[Rows from a dataset of charts and code]
▬▬▬▬▬▬

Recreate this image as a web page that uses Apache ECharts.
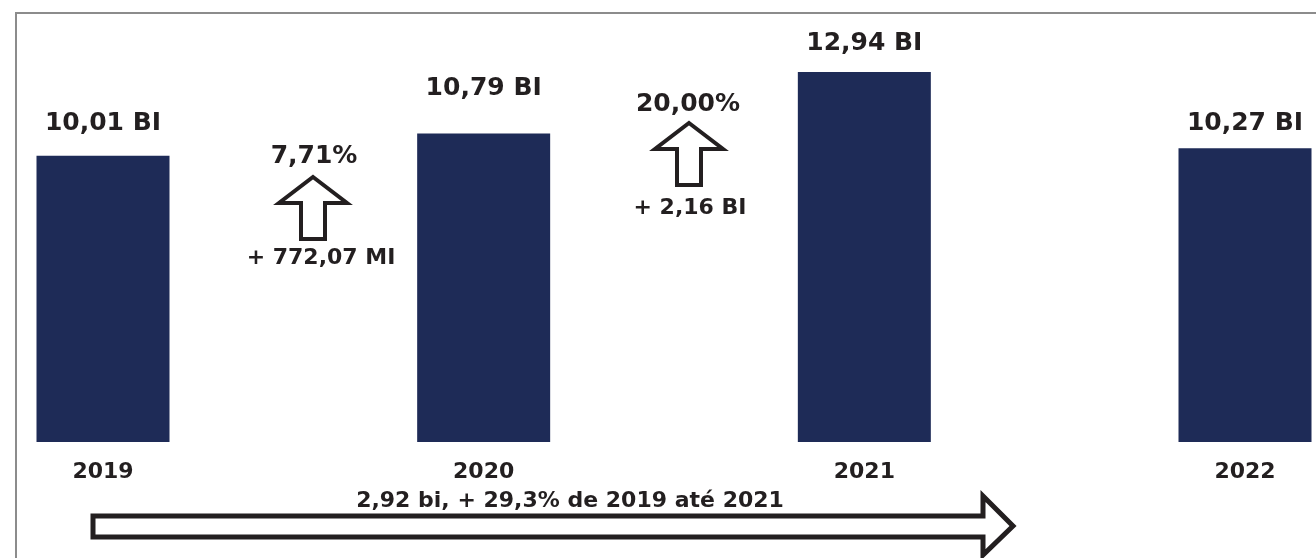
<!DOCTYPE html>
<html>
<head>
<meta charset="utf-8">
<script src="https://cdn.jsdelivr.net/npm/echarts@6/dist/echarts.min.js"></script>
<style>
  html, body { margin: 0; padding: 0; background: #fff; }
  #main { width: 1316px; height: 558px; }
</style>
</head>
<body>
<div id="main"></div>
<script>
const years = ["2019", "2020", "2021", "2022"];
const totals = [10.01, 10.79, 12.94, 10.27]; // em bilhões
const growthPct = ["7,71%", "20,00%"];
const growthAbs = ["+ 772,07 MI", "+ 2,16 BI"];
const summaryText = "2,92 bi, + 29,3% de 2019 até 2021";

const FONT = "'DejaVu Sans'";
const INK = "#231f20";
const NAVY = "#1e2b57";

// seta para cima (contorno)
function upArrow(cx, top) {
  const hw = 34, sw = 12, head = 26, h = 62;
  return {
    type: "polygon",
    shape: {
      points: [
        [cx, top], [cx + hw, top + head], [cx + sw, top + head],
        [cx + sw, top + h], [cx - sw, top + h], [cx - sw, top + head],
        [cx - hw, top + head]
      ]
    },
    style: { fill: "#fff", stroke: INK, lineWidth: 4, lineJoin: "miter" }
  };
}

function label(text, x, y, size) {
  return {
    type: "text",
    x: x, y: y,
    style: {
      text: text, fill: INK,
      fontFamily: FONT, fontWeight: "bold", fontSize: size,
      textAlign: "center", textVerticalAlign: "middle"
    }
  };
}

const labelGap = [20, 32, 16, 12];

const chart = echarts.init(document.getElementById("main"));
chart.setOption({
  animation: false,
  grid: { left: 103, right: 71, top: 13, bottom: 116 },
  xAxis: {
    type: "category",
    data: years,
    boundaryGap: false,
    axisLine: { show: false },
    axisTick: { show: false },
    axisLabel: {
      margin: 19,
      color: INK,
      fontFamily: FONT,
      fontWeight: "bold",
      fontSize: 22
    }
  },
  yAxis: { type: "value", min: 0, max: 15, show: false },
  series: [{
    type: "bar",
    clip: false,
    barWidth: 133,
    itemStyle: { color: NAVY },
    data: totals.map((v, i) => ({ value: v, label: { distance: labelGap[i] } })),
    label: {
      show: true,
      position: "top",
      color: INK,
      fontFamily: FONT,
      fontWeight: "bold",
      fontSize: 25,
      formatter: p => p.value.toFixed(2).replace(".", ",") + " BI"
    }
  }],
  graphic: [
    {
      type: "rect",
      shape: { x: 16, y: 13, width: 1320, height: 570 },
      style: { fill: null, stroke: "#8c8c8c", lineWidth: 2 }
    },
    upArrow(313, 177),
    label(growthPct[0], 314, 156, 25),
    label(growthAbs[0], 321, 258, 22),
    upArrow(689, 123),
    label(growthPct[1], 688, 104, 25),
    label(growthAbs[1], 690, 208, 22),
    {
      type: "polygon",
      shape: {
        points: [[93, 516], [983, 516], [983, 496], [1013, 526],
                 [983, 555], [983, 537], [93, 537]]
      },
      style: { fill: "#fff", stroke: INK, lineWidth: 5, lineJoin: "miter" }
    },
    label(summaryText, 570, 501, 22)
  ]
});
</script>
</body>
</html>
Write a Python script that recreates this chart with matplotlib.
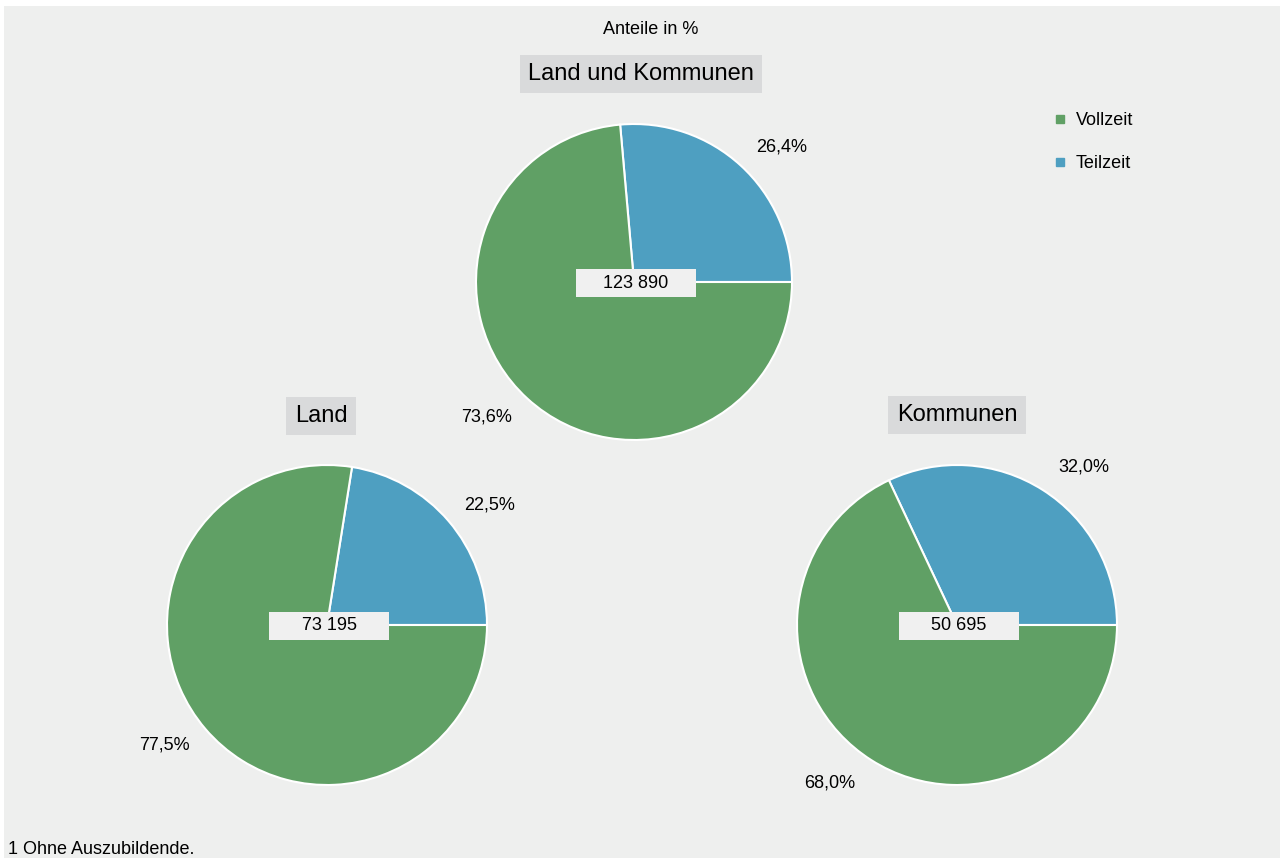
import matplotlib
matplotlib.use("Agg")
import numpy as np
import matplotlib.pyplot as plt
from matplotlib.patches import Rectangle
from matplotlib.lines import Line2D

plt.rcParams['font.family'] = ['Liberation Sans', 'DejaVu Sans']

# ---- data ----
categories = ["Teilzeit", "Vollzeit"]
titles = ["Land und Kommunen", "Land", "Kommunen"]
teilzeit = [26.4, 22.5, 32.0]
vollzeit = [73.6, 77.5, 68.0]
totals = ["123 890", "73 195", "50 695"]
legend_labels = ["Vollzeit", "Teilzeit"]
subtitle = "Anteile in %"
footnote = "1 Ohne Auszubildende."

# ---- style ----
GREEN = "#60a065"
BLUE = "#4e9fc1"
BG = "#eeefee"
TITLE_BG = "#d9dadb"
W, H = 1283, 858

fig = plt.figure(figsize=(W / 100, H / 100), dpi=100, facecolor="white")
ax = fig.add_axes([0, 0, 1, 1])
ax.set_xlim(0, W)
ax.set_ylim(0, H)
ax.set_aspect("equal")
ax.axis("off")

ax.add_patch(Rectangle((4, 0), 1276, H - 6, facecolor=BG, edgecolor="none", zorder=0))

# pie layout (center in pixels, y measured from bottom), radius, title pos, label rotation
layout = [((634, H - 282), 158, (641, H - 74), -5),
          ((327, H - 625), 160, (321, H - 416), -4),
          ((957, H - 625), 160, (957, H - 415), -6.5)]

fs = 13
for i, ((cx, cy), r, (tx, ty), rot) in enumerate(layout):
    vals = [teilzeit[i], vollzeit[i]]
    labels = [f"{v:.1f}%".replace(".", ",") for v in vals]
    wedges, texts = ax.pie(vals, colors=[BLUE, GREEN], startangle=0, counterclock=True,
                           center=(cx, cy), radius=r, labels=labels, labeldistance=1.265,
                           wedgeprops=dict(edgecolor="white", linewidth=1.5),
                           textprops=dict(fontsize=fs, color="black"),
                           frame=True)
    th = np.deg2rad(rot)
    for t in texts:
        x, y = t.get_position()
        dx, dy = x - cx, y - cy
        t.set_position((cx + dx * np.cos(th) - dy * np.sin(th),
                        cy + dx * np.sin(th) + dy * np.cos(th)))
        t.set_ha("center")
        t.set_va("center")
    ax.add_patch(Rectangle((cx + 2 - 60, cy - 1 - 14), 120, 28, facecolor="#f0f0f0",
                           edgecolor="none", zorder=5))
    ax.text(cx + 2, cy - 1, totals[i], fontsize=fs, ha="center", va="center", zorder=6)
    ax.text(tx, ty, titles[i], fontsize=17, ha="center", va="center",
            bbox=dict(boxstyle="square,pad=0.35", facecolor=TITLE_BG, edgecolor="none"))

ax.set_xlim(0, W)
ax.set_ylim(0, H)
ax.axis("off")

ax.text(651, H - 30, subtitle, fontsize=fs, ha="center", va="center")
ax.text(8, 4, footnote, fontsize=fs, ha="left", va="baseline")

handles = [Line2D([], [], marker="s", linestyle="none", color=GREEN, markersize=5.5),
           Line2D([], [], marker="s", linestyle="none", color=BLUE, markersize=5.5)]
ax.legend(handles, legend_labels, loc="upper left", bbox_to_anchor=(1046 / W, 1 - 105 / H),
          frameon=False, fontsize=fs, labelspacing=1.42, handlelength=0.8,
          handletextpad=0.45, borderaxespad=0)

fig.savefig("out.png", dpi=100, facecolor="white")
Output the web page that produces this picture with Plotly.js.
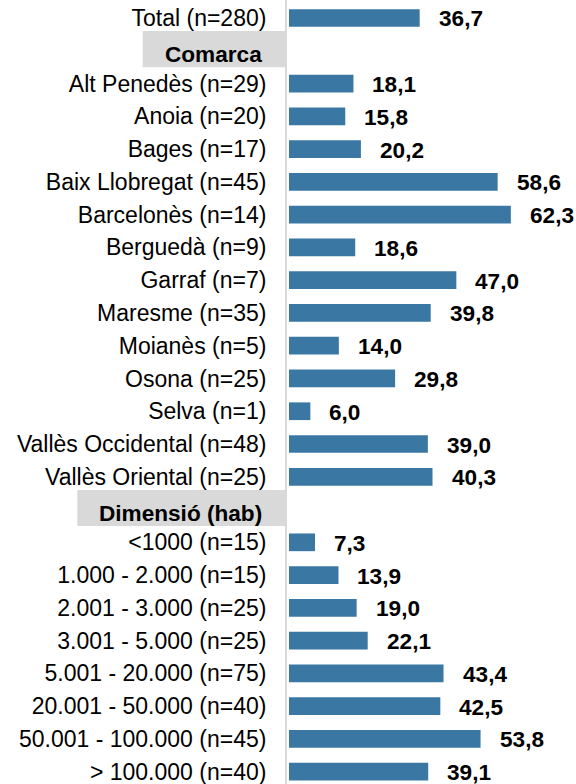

▬▬▬▬▬▬

| Exercise details |
Check each line of the material above for "script" and say how many lines contain it, giving the number alone.

| Correct answer |
4